Yale University lifted its lockdown and declared the campus safe after seven hours of a search for a gunman who may never have actually been there in the first place.

According to NBC Connecticut, at 9:48 a.m., police received a very brief 911 call from an anonymous person who said his roommate was heading to campus with a gun. The caller said nothing more and hung up after only several seconds on the line.

At least two people also reported seeing a gunman on the school's Old Campus, which became the "hot zone," the area where the gunman was believed to be. State police, local police, campus police, SWAT teams and more were on the scene searching for the potential shooter, but found nothing.

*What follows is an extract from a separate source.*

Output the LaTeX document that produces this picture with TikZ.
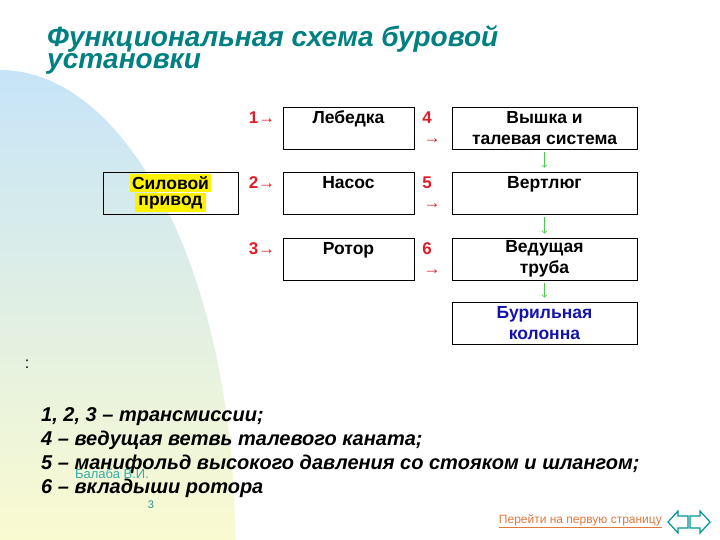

New Haven Police Chief Dean Esserman said the 911 call and shooter report was probably a hoax. He said there is no room for law enforcement to take a chance on a report that serious, so police will continue their room-by-room search.

"We don't have the luxury of going on a hunch, so we are gong to run this down to ground all the way," he said.

Officer David Hartman, a New Haven PD spokesman, said the 911 caller did not ID himself and only uttered one sentence on the line. Attempts to find his identity were unsuccessful. However, Esserman said the search for the person who made the call is not over.

"I'm not, and Chief Higgins is not going to walk away and go home tonight until everybody we're responsible for keeping safe is safe," Esserman said in a news conference. "And thought it is starting to tilt in the direction of an innocent mistake, it started with a purposeful and malicious call and the New Haven Police are going to track down the person who made that call, we're going to find the person who made that call, we're going to put handcuffs on the person who made that call."

Yale police began a room-by-room search where they would slip their ID under the door before asking permission to enter. If needed, they would use keys to get in, but would still identify themselves.

The lockdown may be over, but the searching is not. Police believe the eyewitness accounts of the gunman were students spotting a police officer with a rifle and not realizing it. While police look for who was responsible for the call and for what triggered the eyewitness accounts, they will be thankful for no injuries or shots fired.

"Nobody has been hurt, nobody has been found, but the day is hardly over," Esserman said. "Because, until we are satisfied that perhaps a police officer was mistakenly seen with a gun, and not a civilian seen with a gun, we are going to err on the side of caution."